[Llama-recipes] Readme.md 톺아보기

본 글에서는 Llam2 모델을 활용해

(1) 커스텀 데이터를 Finetuning 하는법

(2) 커스텀 문서와 RAG를 이용해 챗봇을 만드는 법

을 다뤄 봅니다.

상당수의 내용은 아래의 사이트를 참고하였습니다.

GitHub - facebookresearch/llama-recipes: Scripts for fine-tuning Llama2 with composable FSDP & PEFT methods to cover single/mult

Scripts for fine-tuning Llama2 with composable FSDP & PEFT methods to cover single/multi-node GPUs. Supports default & custom datasets for applications such as summarization & question ...

github.com

meta-llama/llama-recipes: Scripts for fine-tuning Llama2

GitHub - meta-llama/llama-recipes: Scripts for fine-tuning Llama2 with composable FSDP & PEFT methods to cover single/multi-node

Scripts for fine-tuning Llama2 with composable FSDP & PEFT methods to cover single/multi-node GPUs. Supports default & custom datasets for applications such as summarization & question ...

github.com

(같은 내용인데 두개의 레포지토리가 있습니다;)

<목차>

1. 설치

2. Model Conversion to Hugging Face (생략)

3. Fine-Tuning 방법들 소개

3-1. 싱글 and 멀티 GPU 미세 조정

Single GPU:

Multiple GPUs One Node:

4. Flash Attention and Xformer Memory Efficient Kernels

5. Weights & Biases Experiment Tracking

BitsandBytes Error

$ python -m "torch.utils.collect_env"

1. 설치

pip install --extra-index-url https://download.pytorch.org/whl/test/cu116 llama-recipes\
pip install --extra-index-url https://download.pytorch.org/whl/test/cu116 llama-recipes[tests]
pip install --extra-index-url https://download.pytorch.org/whl/test/cu116 llama-recipes[vllm]
pip install --extra-index-url https://download.pytorch.org/whl/test/cu116 llama-recipes[auditnlg]

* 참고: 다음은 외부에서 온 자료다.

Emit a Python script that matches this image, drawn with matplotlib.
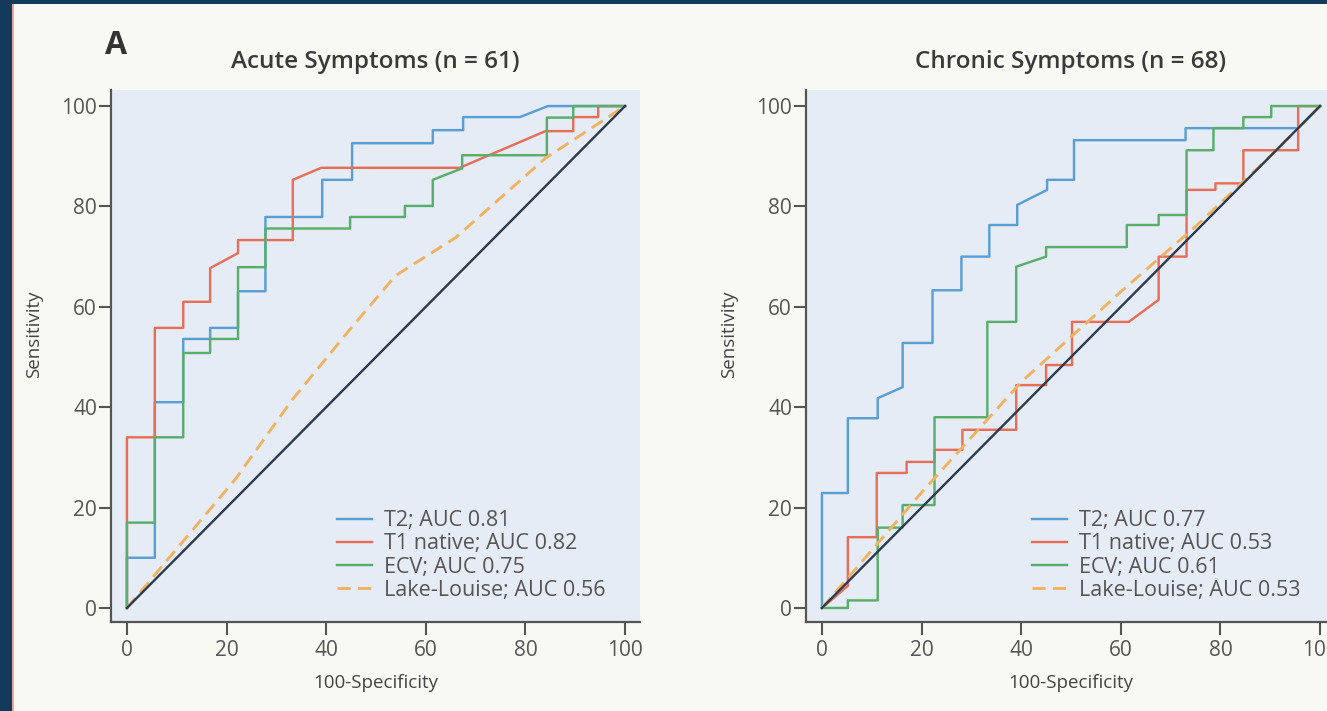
import matplotlib
matplotlib.use("Agg")
import matplotlib.pyplot as plt
from matplotlib.patches import Rectangle

plt.rcParams['font.family'] = ['Open Sans', 'Noto Sans', 'DejaVu Sans']

# ---------------- data ----------------
panel_titles = ["Acute Symptoms (n = 61)", "Chronic Symptoms (n = 68)"]
tick_values = [0, 20, 40, 60, 80, 100]
x_label = "100-Specificity"
y_label = "Sensitivity"

series_names = ["T2", "T1 native", "ECV", "Lake-Louise"]
acute_auc = ["0.81", "0.82", "0.75", "0.56"]
chronic_auc = ["0.77", "0.53", "0.61", "0.53"]

acute_t2_x = [0, 0, 5.6, 5.6, 11.3, 11.3, 16.7, 16.7, 22.3, 22.3, 27.8, 27.8, 39.2, 39.2,
              45.2, 45.2, 61.4, 61.4, 67.5, 67.5, 78.9, 84.5, 100]
acute_t2_y = [0, 10, 10, 41, 41, 53.6, 53.6, 55.8, 55.8, 63.1, 63.1, 77.9, 77.9, 85.3,
              85.3, 92.6, 92.6, 95.2, 95.2, 97.8, 97.8, 100, 100]

acute_t1_x = [0, 0, 5.6, 5.6, 11.3, 11.3, 16.7, 16.7, 22.3, 22.3, 33.3, 33.3, 39, 66.8,
              84, 89.6, 89.6, 94.6, 94.6, 100]
acute_t1_y = [0, 34, 34, 55.8, 55.8, 61, 61, 67.7, 70.7, 73.3, 73.3, 85.3, 87.7, 87.7,
              95, 95, 97.8, 97.8, 100, 100]

acute_ecv_x = [0, 0, 5.6, 5.6, 11.3, 11.3, 16.7, 16.7, 22.3, 22.3, 27.8, 27.8, 44.8, 44.8,
               55.8, 55.8, 61.4, 61.4, 67.3, 67.3, 84.3, 84.3, 89.6, 89.6, 100]
acute_ecv_y = [0, 17, 17, 34, 34, 50.8, 50.8, 53.6, 53.6, 67.9, 67.9, 75.6, 75.6, 77.9,
               77.9, 80.1, 80.1, 85.3, 87.6, 90.2, 90.2, 97.7, 97.7, 100, 100]

acute_ll_x = [0, 21.8, 33.2, 44.6, 53.9, 66, 84, 100]
acute_ll_y = [0, 25.7, 41.5, 55.3, 66.2, 73.8, 89.6, 100]

chronic_t2_x = [0, 0, 5.2, 5.2, 11.2, 11.2, 16.2, 16.2, 22.2, 22.2, 28, 28, 33.6, 33.6,
                39.2, 39.2, 45.2, 45.2, 50.6, 50.6, 73, 73, 95.6, 100]
chronic_t2_y = [0, 22.9, 22.9, 37.8, 37.8, 41.8, 44, 52.8, 52.8, 63.3, 63.3, 70, 70, 76.3,
                76.3, 80.3, 83.3, 85.3, 85.3, 93.2, 93.2, 95.6, 95.6, 100]

chronic_t1_x = [0, 5.2, 5.2, 11, 11, 17, 17, 22.6, 22.6, 28.2, 28.2, 39, 39, 45, 45,
                50.2, 50.2, 61.6, 67.6, 67.6, 73.2, 73.2, 79, 79, 84.6, 84.6, 95.6, 95.6, 100]
chronic_t1_y = [0, 4.4, 14.1, 14.1, 26.9, 26.9, 29.1, 29.1, 31.5, 31.5, 35.5, 35.5, 44.4,
                44.4, 48.4, 48.4, 57, 57, 61.4, 70, 70, 83.3, 83.3, 84.6, 84.6, 91.2, 91.2,
                100, 100]

chronic_ecv_x = [0, 5.2, 5.2, 11.2, 11.2, 16.2, 16.2, 22.6, 22.6, 33.2, 33.2, 39, 39, 45,
                 45, 61.2, 61.2, 67.6, 67.6, 73.2, 73.2, 78.6, 78.6, 84.6, 84.6, 90.2,
                 90.2, 100]
chronic_ecv_y = [0, 0, 1.5, 1.5, 16, 16, 20.5, 20.5, 38, 38, 57, 57, 68, 70, 71.9, 71.9,
                 76.3, 76.3, 78.3, 78.3, 91.2, 91.2, 95.6, 95.6, 97.8, 97.8, 100, 100]

chronic_ll_x = [0, 20, 40, 60, 75, 90, 100]
chronic_ll_y = [0, 23, 45, 63, 76, 90, 100]

ref_x = [0, 100]
ref_y = [0, 100]

# ---------------- styling ----------------
colors = ["#5a9fd4", "#e76f5a", "#5aae6c", "#f2b263"]
W, H = 1327, 711
fig = plt.figure(figsize=(W / 100, H / 100), dpi=100)
fig.patch.set_facecolor("#133a5b")
fig.patches.append(Rectangle((12 / W, 0), 1 - 12 / W, 1 - 4 / H, transform=fig.transFigure,
                             facecolor="#f7f9f2", edgecolor="none", zorder=-10))
fig.patches.append(Rectangle((12 / W, 0), 2 / W, 1 - 4 / H, transform=fig.transFigure,
                             facecolor="#e8a5a5", edgecolor="none", zorder=-9))

ax1 = fig.add_axes([111 / W, 89 / H, 529 / W, 532 / H])
ax2 = fig.add_axes([806 / W, 89 / H, 529 / W, 532 / H])

panels = [
    (ax1, panel_titles[0], acute_auc,
     [(acute_t2_x, acute_t2_y), (acute_t1_x, acute_t1_y), (acute_ecv_x, acute_ecv_y),
      (acute_ll_x, acute_ll_y)]),
    (ax2, panel_titles[1], chronic_auc,
     [(chronic_t2_x, chronic_t2_y), (chronic_t1_x, chronic_t1_y),
      (chronic_ecv_x, chronic_ecv_y), (chronic_ll_x, chronic_ll_y)]),
]

gray = "#555555"
for ax, title, aucs, curves in panels:
    ax.set_facecolor("#e5ecf6")
    for i, (xs, ys) in enumerate(curves):
        label = f"{series_names[i]}; AUC {aucs[i]}"
        if i == 3:
            ax.plot(xs, ys, color=colors[i], lw=2.1, ls=(0, (4.5, 2.5)), label=label, zorder=3)
        else:
            ax.plot(xs, ys, color=colors[i], lw=1.75, label=label, zorder=3)
    ax.plot(ref_x, ref_y, color="#2b3a4f", lw=1.7, zorder=4)
    ax.set_xlim(-3.2, 103)
    ax.set_ylim(-2.8, 103.2)
    ax.set_xticks(tick_values)
    ax.set_yticks(tick_values)
    for s in ["top", "right"]:
        ax.spines[s].set_visible(False)
    for s in ["left", "bottom"]:
        ax.spines[s].set_color(gray)
        ax.spines[s].set_linewidth(1.6)
    ax.tick_params(axis="both", direction="out", length=9, width=1.5, color=gray,
                   labelcolor=gray, labelsize=15)
    ax.tick_params(axis="y", pad=1)
    ax.tick_params(axis="x", pad=4)
    ax.set_xlabel(x_label, fontsize=13.5, color="#444444")
    ax.xaxis.set_label_coords(0.5, -0.115)
    ax.xaxis.label.set_va("center")
    ax.set_ylabel(y_label, fontsize=13.5, color="#444444")
    ax.yaxis.set_label_coords(-0.145, 0.54)
    ax.yaxis.label.set_va("center")
    ax.text(0.5, 1.0526, title, transform=ax.transAxes, ha="center", va="center",
            fontsize=17.5, fontweight="semibold", color="#3a3a3a")
    leg = ax.legend(loc="lower left", bbox_to_anchor=(0.427, 0.04), frameon=False,
                    fontsize=15.5, handlelength=1.65, handletextpad=0.55, labelspacing=0.1,
                    borderpad=0, borderaxespad=0)
    for t in leg.get_texts():
        t.set_color(gray)

fig.text(116 / W, 1 - 45 / H, "A", fontsize=23, fontweight="bold", ha="center",
         va="center", color="#333333")

fig.savefig("out.png", dpi=100, facecolor=fig.get_facecolor())
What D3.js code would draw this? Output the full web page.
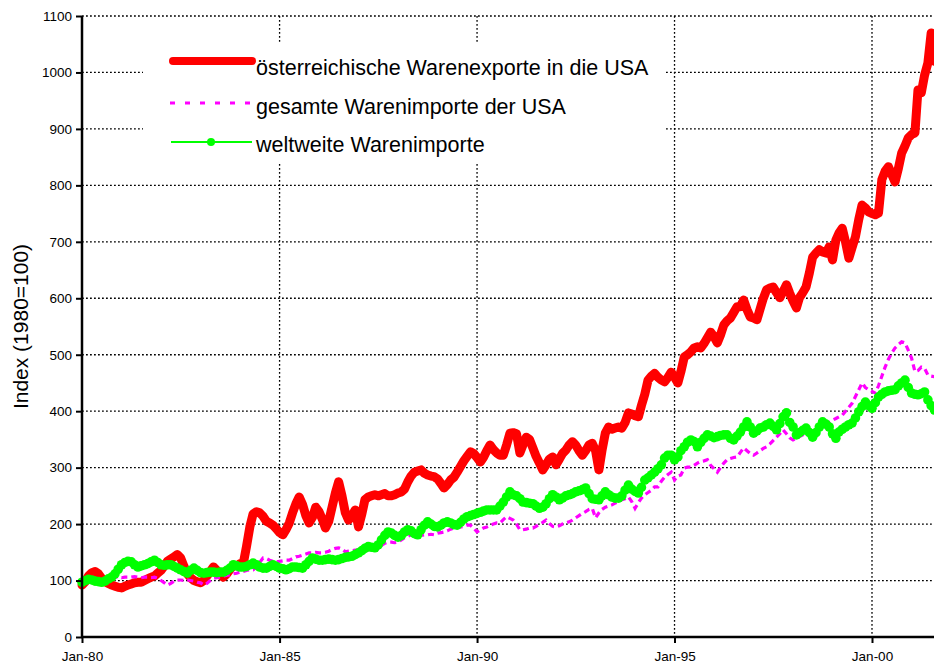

pip install transformers \
            datasets \
            accelerate \
            sentencepiece \
            protobuf==3.20 \
            py7zr scipy \
            peft bitsandbytes fire \
            torch_tb_profiler ipywidgets

※ 몇몇 기능 (예를 들어 FSDF + PEFT를 이용한 파인 튜닝)은 파이토치 nightlies 설치를 요구합니다.

nightly 설치는 다음 가이드 참고(https://pytorch.org/get-started/locally/)

2. Model Conversion to Hugging Face (생략)

본인의 경우 HuggingFace Format으로 변환된 Llama2 모델을 (직접 변환하지 않고 다운 받아) 사용하였습니다.

(다운 로드 링크: meta-llama (Meta Llama 2) (huggingface.co))

※ 위의 설치를 수행하면 torch > 2.x 버전 대가 설치 되는데 본인의 GPU Driver 11.6에는 맞지 않는 높은 버전 이었다.

※ 본인이 다운로드 해본 결과 Llama-2-7b는 약 12.5G, Llama-2-7b-hf 는 약 50.2G 되었다. (용량 차이 3배??)

3. Fine-Tuning

- 도메인별 사용 사례에 맞게 Llama 2 모델을 미세 조정하기 위해 PEFT, FSDP, PEFT+FSDP에 대한 레시피가 몇 가지 테스트 데이터 세트와 함께 포함되었습니다.

3-1. 싱글 and 멀티 GPU 미세 조정

- 아래 예시는 A10, T4, V100, A100 싱글 GPU르 활용한 미세 조정 방법을 다룹니다.

- 예시의 모든 파라미터는 추후에 (모델, 방법, 데이터, 업무에 따라) 조정되야 합니다.

3-1. 단일 GPU로 실행

- dataset: 아래 명령에서 dataset를 변경하려면 dataset arg를 전달하세요. 통합 데이터세트의 현재 옵션은 Grammar_dataset, alpaca_dataset 및 samsum_dataset입니다. 또한 OpenAssistant/oasst1 데이터 세트를 사용자 정의 데이터 세트의 예로 통합합니다.

- 사용자 데이터를 사용하는 방법과 datasets에 커스텀 데이터셋을 추가하는 방법은 Dataset.md를 참고 합니다.
- 디폴트 데이터 셋과 LORA 설정은 samsum_dataset에 맞춰져 있습니다.

- 'llama_recipes/configs/training.py' 에 적절한 경로를 집어 넣어 실행 시킬 수 있습니다.

(하지만, 위에서 llama_recipes를 pip로 설치 했었다. 따라서, configs/training.py에 경로를 집어 넣은 후 적용하려면 llama_recipes를 다시 설치해야 한다. 그러므로 아래에서도 언급하겠지만, configs/XXX 파일들은 수정하지 않기를 권장합니다.)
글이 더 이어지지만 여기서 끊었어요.